Si le Sénégal a depuis 1973 une loi, proche des lois françaises, la nouvelle loi de 2008 ne s’offre pas de système spécifique pour l’enseignement à distance ou en ligne. Après quelques essais coûteux et peu efficaces, l’université de Dakar a choisi de développer des formations en ligne sous licence libre. On constate que les bibliothèques ont peu de moyens pour financer l’accès aux ressources didactiques en lignes comme les revues scientifiques.

La situation de l’Afrique du sud semble plus favorable : deux lois en matière de droits d’auteurs 1978 et 2008 avec des exceptions pour l’utilisation des œuvres à des fins d’enseignement. Il existe même un groupe de travail des ressources libres de droits comme par exemple : Free Hight School Science Texts qui développe sur internet des manuels de mathématiques, de physique et de chimie.

Enfin l’Ouganda a consenti un effort récent de scolarisation mais développe aussi des bourses d’études supérieures pour les jeunes filles.

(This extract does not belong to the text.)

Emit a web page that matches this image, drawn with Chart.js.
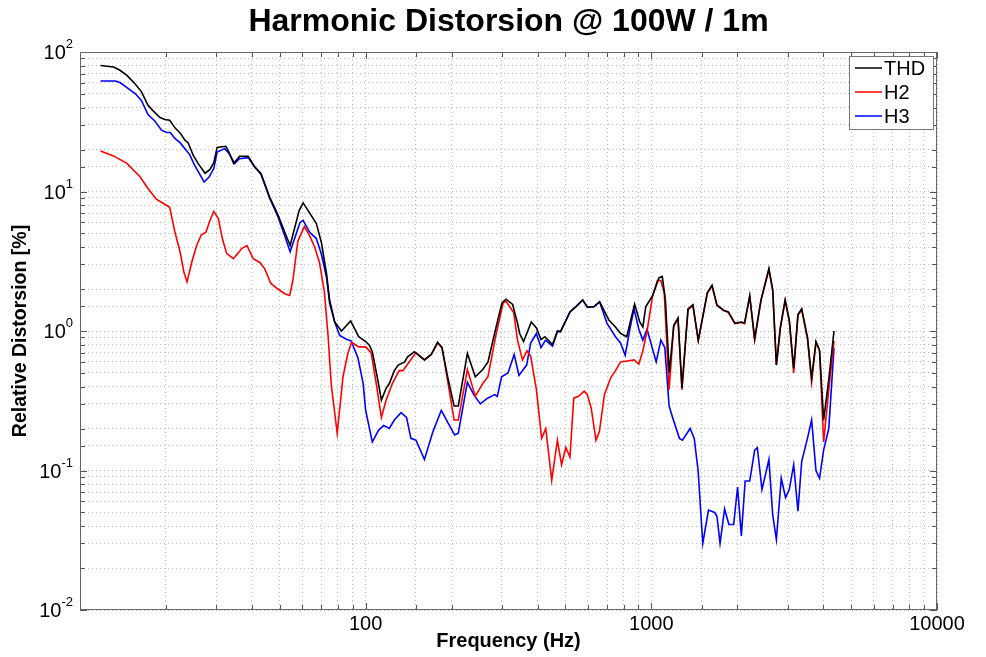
<!DOCTYPE html>
<html><head><meta charset="utf-8">
<script src="https://cdn.jsdelivr.net/npm/chart.js@4.4.1/dist/chart.umd.min.js"></script>
<style>html,body{margin:0;padding:0;background:#fff;overflow:hidden}</style>
</head><body>
<canvas id="c" width="986" height="657"></canvas>
<script>
const chartTitle = 'Harmonic Distorsion @ 100W / 1m';
const xAxisTitle = 'Frequency (Hz)';
const yAxisTitle = 'Relative Distorsion [%]';
const seriesNames = ['THD', 'H2', 'H3'];
const seriesColors = ['#000000', '#ff0000', '#0000ff'];
const xTickLabels = ['100', '1000', '10000'];
const yTickExponents = [2, 1, 0, -1, -2];

const thdHz = [11.8,13.1,13.8,14.6,15.6,16.4,17.3,18.0,19.0,19.8,20.6,21.5,22.4,23.3,23.9,24.9,25.9,27.4,28.5,29.4,30.2,32.4,33.2,34.5,36.2,38.8,40.9,43.0,46.1,49.3,52.1,54.4,58.5,60.4,63.7,67.2,70,72.9,74.8,77.9,82.3,88.6,94.5,100,103,105.5,109.5,113.5,118,121,126,130,137,140,148,160.6,169.7,178.5,185,194,204,211,227,242,257,268,284,300,310,327,340,346,357,380,396,411,424,451,469,481,519,546,575,597,629,659,710,749,780,820,874,911,934,956,1010,1063,1092,1120,1156,1198,1240,1280,1344,1398,1460,1570,1631,1697,1790,1860,1960,2066,2120,2210,2300,2420,2580,2660,2740,2830,2940,3040,3150,3260,3360,3520,3640,3770,3880,4010,4180,4360];
const thdPct = [80,78,74,68,59,52,41.5,38,34,32.8,32.4,28.6,26.3,23.3,22.4,18.2,15.9,13.5,14.4,16.1,20.7,21.1,19.2,15.9,17.9,17.9,15.0,13.5,9.1,6.8,5.1,4.1,7.3,8.3,7.0,5.9,4.3,2.6,1.66,1.16,1.0,1.18,0.91,0.84,0.79,0.71,0.48,0.32,0.39,0.42,0.52,0.57,0.6,0.65,0.71,0.62,0.68,0.83,0.76,0.46,0.29,0.29,0.69,0.47,0.53,0.6,1.0,1.59,1.69,1.55,1.14,0.96,0.84,1.16,1.05,0.87,0.91,0.8,1.0,0.99,1.37,1.5,1.67,1.48,1.49,1.62,1.2,1.07,0.96,0.91,1.56,1.16,1.07,1.49,1.79,2.4,2.46,1.67,0.5,1.1,1.24,0.39,1.44,1.54,0.86,1.88,2.13,1.54,1.41,1.37,1.14,1.16,1.14,1.79,0.88,1.67,2.8,1.97,0.57,1.07,1.67,1.2,0.54,1.31,1.44,0.9,0.46,0.84,0.73,0.23,0.45,1.0];

const h2Hz = [11.8,13.1,14.6,15.4,16.2,17.3,18.5,19.6,20.6,21.5,22.4,23.1,23.7,24.6,25.6,26.6,27.6,28.5,29.4,30.5,31.5,32.6,34.4,35.7,36.8,38.4,40.4,42.6,44.3,46.5,49.3,52.1,54.2,55.6,57.9,61,63.7,66.3,68.9,71.7,73.9,75.8,79.5,83.3,86.6,89.3,94.5,100,104.5,108.9,113.5,118,124,131,135,142,150,160.6,169.7,178.5,185,194,204,211,227,242,257,268,285,303,310,330,340,354,367,378,396,413,427,448,469,485,502,519,535,556,582,597,616,640,658,685,720,749,780,825,870,904,934,966,1010,1050,1080,1110,1154,1198,1240,1280,1344,1398,1460,1570,1631,1697,1790,1860,1960,2066,2120,2210,2300,2420,2580,2660,2740,2830,2940,3040,3150,3260,3360,3520,3640,3770,3880,4010,4180,4360];
const h2Pct = [19.5,18,15.9,14.2,12.8,10.5,8.8,8.2,7.7,5.1,3.7,2.65,2.25,3.1,4.1,4.9,5.1,6.2,7.2,6.4,4.6,3.6,3.3,3.6,3.9,4.1,3.3,3.1,2.8,2.2,2.0,1.85,1.8,2.3,4.4,5.6,4.8,4.0,3.1,1.9,0.91,0.41,0.185,0.47,0.69,0.83,0.77,0.77,0.70,0.42,0.24,0.32,0.42,0.52,0.52,0.6,0.7,0.62,0.68,0.82,0.76,0.43,0.23,0.23,0.53,0.34,0.42,0.47,0.91,1.59,1.63,1.35,0.86,0.62,0.72,0.66,0.38,0.17,0.2,0.085,0.165,0.11,0.146,0.125,0.33,0.34,0.37,0.35,0.28,0.165,0.19,0.35,0.46,0.52,0.6,0.61,0.62,0.58,0.72,1.0,1.78,2.3,2.3,1.86,0.38,1.08,1.22,0.38,1.42,1.52,0.85,1.86,2.1,1.52,1.4,1.36,1.13,1.15,1.13,1.77,0.86,1.65,2.75,1.95,0.57,1.05,1.65,1.18,0.5,1.3,1.42,0.88,0.43,0.83,0.72,0.16,0.38,0.85];

const h3Hz = [11.8,13.3,13.8,14.6,15.6,16.4,17.3,18.3,19.3,20.1,20.7,21.5,22.4,23.5,24.2,25.2,27.2,28.3,29.4,30.2,32.1,33.2,34.8,36.1,38.8,40.9,43,46.1,49.3,52.1,54.4,58.9,60.4,63.7,67.2,70,72.9,74.8,77.9,81.1,85.9,88.9,94,98,100,105.5,111,115.6,121,126,133,139,144,150,160.6,172,184,194,204.8,211,227,239,252,267,283,289,299,315,331,344,366,378,396,411,426,451,469,481,519,546,575,597,629,659,699,749,780,810,844,870,904,934,966,1040,1080,1115,1154,1187,1254,1285,1367,1413,1458,1514,1585,1666,1697,1740,1805,1868,1942,2004,2066,2130,2210,2300,2350,2440,2580,2660,2740,2850,2950,3040,3150,3260,3360,3520,3640,3770,3880,4010,4180,4360];
const h3Pct = [62,62,60.4,55.6,50.4,45,35.6,31.9,27.5,26.5,26.5,24,22.4,19.8,18.4,15.4,11.7,12.7,14.6,19.2,20.3,18.8,15.9,17.2,17.5,15.0,13.3,9.0,6.6,4.8,3.7,6.0,6.2,5.1,4.6,3.55,2.44,1.58,1.16,0.93,0.87,0.85,0.64,0.42,0.27,0.16,0.195,0.21,0.2,0.23,0.26,0.24,0.17,0.165,0.12,0.19,0.27,0.22,0.18,0.185,0.43,0.35,0.3,0.33,0.35,0.34,0.47,0.5,0.68,0.48,0.57,0.82,0.96,0.76,0.86,0.78,0.99,0.99,1.37,1.5,1.67,1.48,1.49,1.62,1.14,0.91,0.82,0.67,1.07,1.44,1.03,0.86,1.03,0.6,0.86,0.76,0.29,0.24,0.17,0.165,0.2,0.17,0.1,0.03,0.052,0.05,0.047,0.03,0.053,0.041,0.041,0.076,0.034,0.084,0.084,0.14,0.146,0.073,0.12,0.048,0.032,0.088,0.064,0.073,0.11,0.051,0.116,0.17,0.23,0.1,0.088,0.14,0.2,0.76];

const toXY = (xs, ys) => xs.map((x, i) => ({x: x, y: ys[i]}));
const isDecade = v => Math.abs(Math.log10(v) - Math.round(Math.log10(v))) < 1e-6;
const FONT = '"Liberation Sans", Arial, Helvetica, sans-serif';

const framePlugin = {
  id: 'frame',
  afterDraw(chart) {
    const ctx = chart.ctx;
    const a = chart.chartArea;
    const xs = chart.scales.x, ys = chart.scales.y;
    ctx.save();
    // title centred over the plot area
    ctx.fillStyle = '#000';
    ctx.font = 'bold 32px ' + FONT;
    ctx.textAlign = 'center';
    ctx.textBaseline = 'middle';
    ctx.fillText(chartTitle, (a.left + a.right) / 2, 22);
    // inward tick marks
    ctx.strokeStyle = '#555';
    ctx.lineWidth = 1;
    ctx.beginPath();
    xs.ticks.forEach(t => {
      const px = Math.round(xs.getPixelForValue(t.value)) + 0.5;
      const len = isDecade(t.value) ? 7 : 5;
      ctx.moveTo(px, a.bottom); ctx.lineTo(px, a.bottom - len);
      ctx.moveTo(px, a.top); ctx.lineTo(px, a.top + len);
    });
    ys.ticks.forEach(t => {
      const py = Math.round(ys.getPixelForValue(t.value)) + 0.5;
      const len = isDecade(t.value) ? 7 : 5;
      ctx.moveTo(a.left, py); ctx.lineTo(a.left + len, py);
      ctx.moveTo(a.right, py); ctx.lineTo(a.right - len, py);
    });
    ctx.stroke();
    // frame
    ctx.strokeStyle = '#666';
    ctx.strokeRect(Math.round(a.left) + 0.5, Math.round(a.top) + 0.5, Math.round(a.right - a.left) - 1, Math.round(a.bottom - a.top) - 1);
    // y tick labels 10^n
    ctx.fillStyle = '#000';
    ctx.textBaseline = 'alphabetic';
    yTickExponents.forEach(e => {
      const py = ys.getPixelForValue(Math.pow(10, e));
      const base = '10', ex = String(e);
      ctx.font = '20px ' + FONT;
      const bw = ctx.measureText(base).width;
      ctx.font = '13px ' + FONT;
      const ew = ctx.measureText(ex).width;
      const right = a.left - 7;
      ctx.font = '20px ' + FONT;
      ctx.textAlign = 'left';
      ctx.fillText(base, right - ew - bw, py + 7);
      ctx.font = '13px ' + FONT;
      ctx.fillText(ex, right - ew, py - 4);
    });
    // legend
    const lx = 849, ly = 56, lw = 84, lh = 73;
    ctx.fillStyle = '#fff';
    ctx.fillRect(lx, ly, lw, lh);
    ctx.strokeStyle = '#777';
    ctx.strokeRect(lx + 0.5, ly + 0.5, lw, lh);
    chart.data.datasets.forEach((ds, i) => {
      const ry = ly + 12 + i * 24;
      ctx.strokeStyle = ds.borderColor;
      ctx.lineWidth = 1.5;
      ctx.beginPath();
      ctx.moveTo(855, ry); ctx.lineTo(882, ry);
      ctx.stroke();
      ctx.fillStyle = '#000';
      ctx.font = '20px ' + FONT;
      ctx.textAlign = 'left';
      ctx.textBaseline = 'middle';
      ctx.fillText(ds.label, 884, ry + 1);
    });
    ctx.restore();
  }
};

const datasets = [
  {label: seriesNames[0], data: toXY(thdHz, thdPct), borderColor: seriesColors[0]},
  {label: seriesNames[1], data: toXY(h2Hz, h2Pct), borderColor: seriesColors[1]},
  {label: seriesNames[2], data: toXY(h3Hz, h3Pct), borderColor: seriesColors[2]}
].map(d => Object.assign(d, {borderWidth: 1.6, pointRadius: 0, tension: 0, fill: false}));

new Chart(document.getElementById('c'), {
  type: 'line',
  data: {datasets: datasets},
  plugins: [framePlugin],
  options: {
    responsive: false,
    animation: false,
    layout: {padding: {left: 0, right: 49, top: 52, bottom: 0}},
    plugins: {
      legend: {display: false},
      tooltip: {enabled: false},
      title: {display: false}
    },
    scales: {
      x: {
        type: 'logarithmic', min: 10, max: 10000,
        afterFit: s => { s.height = 47; },
        grid: {color: '#bbbbbb', lineWidth: 1, drawTicks: false},
        border: {display: false, dash: [1, 3]},
        ticks: {
          autoSkip: false, maxRotation: 0, padding: 2, color: '#000',
          font: {family: FONT, size: 20},
          callback: v => (isDecade(v) && xTickLabels.includes(String(Math.round(v)))) ? String(Math.round(v)) : ''
        },
        title: {display: true, text: xAxisTitle, color: '#000', font: {family: FONT, size: 20, weight: 'bold', lineHeight: 1.2}, padding: {top: 0, bottom: 4}}
      },
      y: {
        type: 'logarithmic', min: 0.01, max: 100,
        afterFit: s => { s.width = 80; },
        grid: {color: '#bbbbbb', lineWidth: 1, drawTicks: false},
        border: {display: false, dash: [1, 3]},
        ticks: {display: false, autoSkip: false},
        title: {display: true, text: yAxisTitle, color: '#000', font: {family: FONT, size: 19.5, weight: 'bold', lineHeight: 1.2}, padding: {top: 9.3, bottom: 0}}
      }
    }
  }
});
</script>
</body></html>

La notion de droit d’auteur introduite par la colonisation a fait l’objet d’une loi en 2006 qui prévoit des exceptions pour une « utilisation équitable » à des fins de recherche, d’enseignement et permet la reproduction des ouvrages par les bibliothèques publiques mais qui ne dit rien sur l’apprentissage en ligne.

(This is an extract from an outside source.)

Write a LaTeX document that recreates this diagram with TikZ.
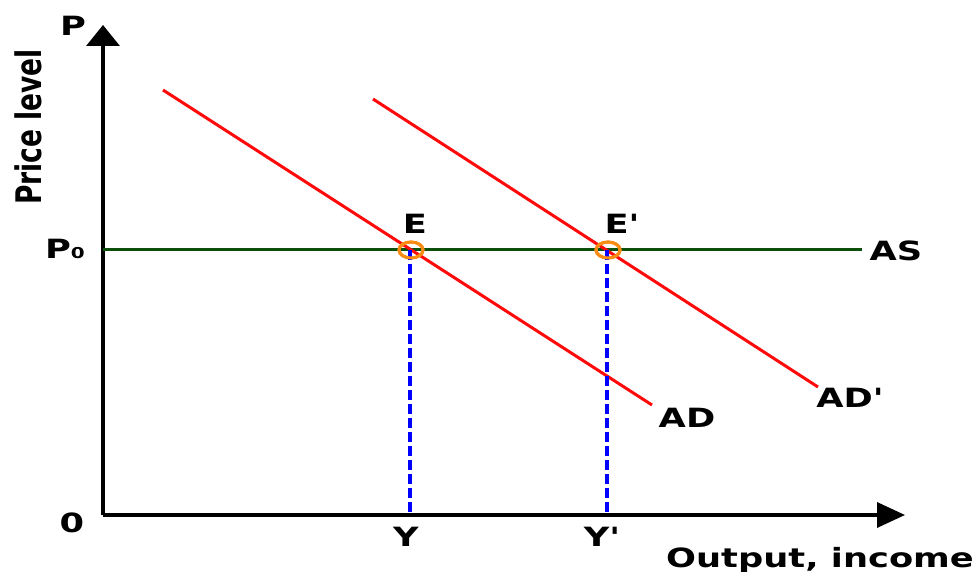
\documentclass[tikz,border=0pt]{standalone}
\usepackage{fontspec}
\setmainfont{DejaVu Sans}
\usetikzlibrary{arrows.meta,shapes.geometric}
\newcommand\hs[1]{\scalebox{1.33}[1]{#1}}
\newcommand\ap{\textquotesingle}
\definecolor{adred}{RGB}{255,10,10}
\definecolor{asgreen}{RGB}{10,80,10}
\definecolor{dashblue}{RGB}{0,0,255}
\definecolor{eqorange}{RGB}{250,140,20}
\tikzset{
  lab/.style={font=\fontsize{26.5}{30}\selectfont\bfseries, inner sep=0pt, anchor=base},
  axis/.style={line width=3.5pt, black},
  adline/.style={line width=3pt, adred},
  asline/.style={line width=3pt, asgreen},
  guide/.style={line width=3.5pt, dashblue, dash pattern=on 9.5pt off 4.5pt},
  eqmark/.style={draw=eqorange, line width=3pt, ellipse, minimum width=24pt, minimum height=16pt, inner sep=0pt}
}
\begin{document}
\begin{tikzpicture}[x=1pt,y=-1pt]
\useasboundingbox (0,0) rectangle (979,572);
% axes
\coordinate (O) at (103,515);
\coordinate (Ptop) at (103,25);
\coordinate (Xend) at (905,515);
\draw[axis, -{Triangle[length=21pt,width=33pt]}] (O) -- (Ptop);
\draw[axis, -{Triangle[length=28pt,width=25pt]}] (O) -- (Xend);
% AS line
\coordinate (ASs) at (103,249);
\coordinate (ASe) at (862,249);
\draw[asline] (ASs) -- (ASe);
% AD lines
\coordinate (AD1s) at (163,90);
\coordinate (AD1e) at (652,405);
\coordinate (AD2s) at (373,99);
\coordinate (AD2e) at (818,387);
\draw[adline] (AD1s) -- (AD1e);
\draw[adline] (AD2s) -- (AD2e);
% equilibria
\node[eqmark] (E) at (411,250) {};
\node[eqmark] (E2) at (608,250) {};
\coordinate (Yb) at (410,515);
\coordinate (Y2b) at (607,515);
\coordinate (Yt) at (410,250);
\coordinate (Y2t) at (607,250);
\draw[guide] (Yt) -- (Yb);
\draw[guide] (Y2t) -- (Y2b);
\node[eqmark] (Ea) at (411,250) {};
\node[eqmark] (E2a) at (608,250) {};
% labels
\node[lab] (lP) at (73,36) {\hs{P}};
\node[lab, anchor=center, rotate=90] (lPL) at (28,127) {\scalebox{1}[1.33]{Price level}};
\node[lab] (lP0) at (65,258) {\hs{P{\fontsize{15}{15}\selectfont 0}}};
\node[lab] (l0) at (72,532) {\hs{0}};
\node[lab] (lY) at (406,546) {\hs{Y}};
\node[lab] (lY2) at (602,546) {\hs{Y\ap}};
\node[lab] (lAS) at (896,260) {\hs{AS}};
\node[lab] (lAD) at (687,427) {\hs{AD}};
\node[lab] (lAD2) at (850,407) {\hs{AD\ap}};
\node[lab] (lE) at (415,233) {\hs{E}};
\node[lab] (lE2) at (622,233) {\hs{E\ap}};
\node[lab] (lOut) at (820,567) {\hs{Output, income}};
\end{tikzpicture}
\end{document}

Le chapitre de conclusion vise à faire une synthèse. Il met en lumière l’existence dans plusieurs pays d’une protection « des expressions culturelles et du folklore », certes intéressante mais quand, comme au Ghana, elle est appliquée aussi aux nationaux elle constitue un frein. Les auteurs insistent sur les situations très variables des exceptions à la loi qui, là où elles existent, contribuent à favoriser l’accès aux ressources didactiques. Enfin, la gestion des droits numériques est encore peu élaborée sans doute du fait de la faible infrastructure sauf en Afrique du Sud. Les auteurs concluent sur la nécessité d’une redéfinition de la notion de droit d’auteur plus conforme aux réalités économiques des étudiants et bibliothèques et qui protégerait les auteurs et favoriserait la création.